Panthers, Lightning to end long wait for opener

TAMPA, Fla. — As the rest of the NHL opened play earlier this week, the Tampa Bay Lightning and Florida Panthers practiced. And practiced. And practiced some more.

But finally the last two teams yet to begin their season — at least in North America (Edmonton and New Jersey open in Sweden) — drop the puck Saturday at Amalie Arena.

“You get a little jealous of watching the games,” Florida coach Bob Boughner told the team website. “You wish you could not only play one early but play the next one right after. But we’ve had some time here that has allowed us to fine-tune some things here, have some good meetings and have some good practices.”

Both Tampa Bay and Florida enter the season with high expectations, though for completely different reasons.
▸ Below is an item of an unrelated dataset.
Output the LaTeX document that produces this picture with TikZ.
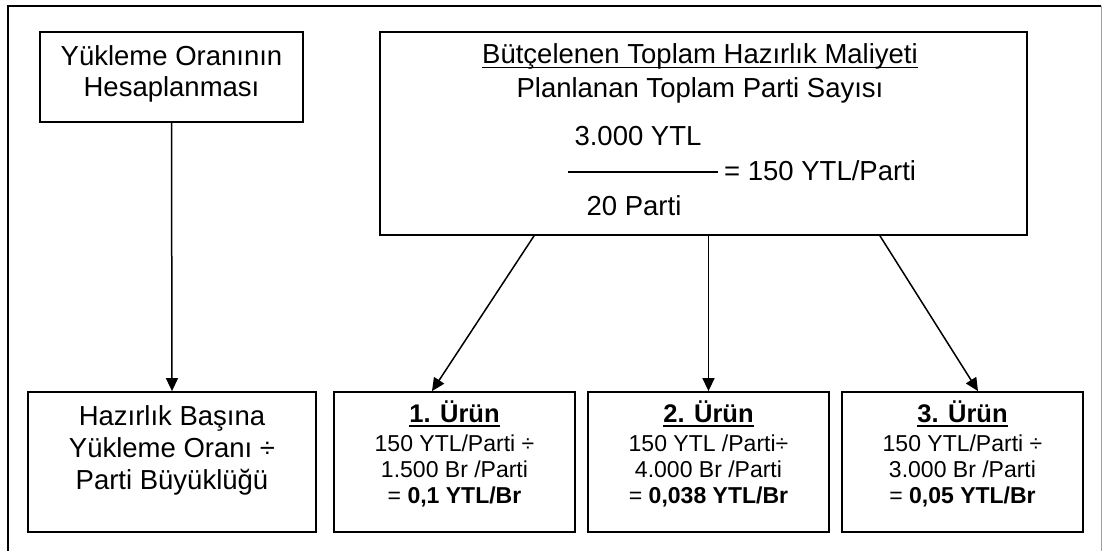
\documentclass[tikz,border=0pt]{standalone}
\usepackage{fontspec}
\setmainfont{Liberation Sans}
\usetikzlibrary{arrows.meta}
\begin{document}
\begin{tikzpicture}[x=1pt,y=-1pt,
  box/.style={draw=black, line width=1.8pt, inner sep=0pt},
  txt/.style={inner sep=0pt, anchor=base, font=\fontsize{27.5}{32}\selectfont},
  small/.style={inner sep=0pt, anchor=base, font=\fontsize{23}{27}\selectfont},
  head/.style={inner sep=0pt, anchor=base, font=\fontsize{25.5}{30}\selectfont\bfseries},
  uline/.style={line width=#1},
  arr/.style={line width=1.5pt, -{Triangle[length=13pt,width=12pt]}}]
\useasboundingbox (0,0) rectangle (1104,551);
\fill[white] (0,0) rectangle (1104,551);

% outer frame
\draw[line width=2.4pt] (8,551) -- (8,6) -- (1101,6);
\draw[gray!75, line width=1pt] (1101,6) -- (1101,551);

% boxes
\node[box, minimum width=263pt, minimum height=90pt] (rate) at (171.5,77) {};
\node[box, minimum width=647pt, minimum height=203pt] (budget) at (703.5,133.5) {};
\node[box, minimum width=288pt, minimum height=140pt] (prep) at (172,462) {};
\node[box, minimum width=241pt, minimum height=140pt] (p1) at (454.5,462) {};
\node[box, minimum width=241pt, minimum height=140pt] (p2) at (708.5,462) {};
\node[box, minimum width=241pt, minimum height=140pt] (p3) at (962.5,462) {};

% box texts
\node[txt] (rateA) at (171.5,66) {Yükleme Oranının};
\node[txt] (rateB) at (171.5,96) {Hesaplanması};

\node[txt] (bTitle) at (700,64) {Bütçelenen Toplam Hazırlık Maliyeti};
\draw[uline=1.4pt] ([yshift=-3.5pt]bTitle.base west) -- ([yshift=-3.5pt]bTitle.base east);
\node[txt] (bSub) at (700,98) {Planlanan Toplam Parti Sayısı};
\node[txt] (num) at (638,145) {3.000 YTL};
\node[txt] (den) at (634,215) {20 Parti};
\node[txt, anchor=base west] (res) at (724,180) {= 150 YTL/Parti};
\draw[line width=1.5pt] (568,172) -- (718,172);

\node[txt] (prepA) at (172,425) {Hazırlık Başına};
\node[txt] (prepB) at (172,457) {Yükleme Oranı ÷};
\node[txt] (prepC) at (172,489) {Parti Büyüklüğü};

\node[head] (p1h) at (454.5,422) {1. Ürün};
\node[small] (p1a) at (454.5,451) {150 YTL/Parti ÷};
\node[small] (p1b) at (454.5,477) {1.500 Br /Parti};
\node[small] (p1c) at (454.5,503) {= \textbf{0,1 YTL/Br}};

\node[head] (p2h) at (708.5,422) {2. Ürün};
\node[small] (p2a) at (708.5,451) {150 YTL /Parti÷};
\node[small] (p2b) at (708.5,477) {4.000 Br /Parti};
\node[small] (p2c) at (708.5,503) {= \textbf{0,038 YTL/Br}};

\node[head] (p3h) at (962.5,422) {3. Ürün};
\node[small] (p3a) at (962.5,451) {150 YTL/Parti ÷};
\node[small] (p3b) at (962.5,477) {3.000 Br /Parti};
\node[small] (p3c) at (962.5,503) {= \textbf{0,05 YTL/Br}};

% underlines of the product headings
\foreach \h in {p1h,p2h,p3h}
  \draw[uline=2pt] ([yshift=-4pt]\h.base west) -- ([yshift=-4pt]\h.base east);

% connectors
\draw[arr] (rate.south) -- (prep.north);
\draw[arr] ([xshift=-169.5pt]budget.south) -- ([xshift=-22.5pt]p1.north);
\draw[arr] (budget.south -| p2.north) -- (p2.north);
\draw[arr] ([xshift=176.5pt]budget.south) -- ([xshift=15.5pt]p3.north);
\end{tikzpicture}
\end{document}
The Lightning are coming off a loss in the Eastern Conference finals to the Washington Capitals, blowing a 3-2 series lead. It marked the second time in three years that Tampa Bay fell in seven games to the eventual Stanley Cup champion in the conference finals.

Tampa Bay no longer wants to be seen as a bridesmaid catching the bouquet at the reception. The Lightning want to be holding the prize at the center of the dance floor when the music stops.

“It’s a process on how we are going to get there,” Lightning head coach Jon Cooper said. “But it’s a hard thing (to get there) and this group has done it year after year. Call it unfinished business.

“You don’t know how long that is going to last, but you just have to keep trusting the process in getting there. Look no further than the Washington Capitals, where it was setback after setback after setback and now a lot of those guys that went through a lot of those years got to realize their dreams.

“We’re no different, it’s just our setback happened a little later in the playoffs. But there is a reason we keep getting that far and it’s because we have a great group in there and you can see the look in their eyes. Guys are looking forward to getting going.”

The Panthers, on the other hand, are looking to get into the playoffs for the second time in four seasons after coming up just short last season. A late-season charge fell just a point short as Florida finished with 96 points — tied for the most points for a team that missed the postseason.

After coming so close, the Panthers feel primed to be inside the playoff picture rather than on the outside.

“Hopefully, the guys use that bad taste in their mouth from last year, being so close,” Boughner said. “We played with pride, but that can be a powerful motivator for this season.”

Tampa Bay will start the season without veteran forward Ryan Callahan, who remains out after undergoing offseason shoulder surgery but is on track to return “in the coming weeks,” according to Cooper. Center Tyler Johnson is considered questionable after missing the final two weeks of training camp with an undisclosed upper-body injury.

Both Callahan and Johnson have been practicing with the team.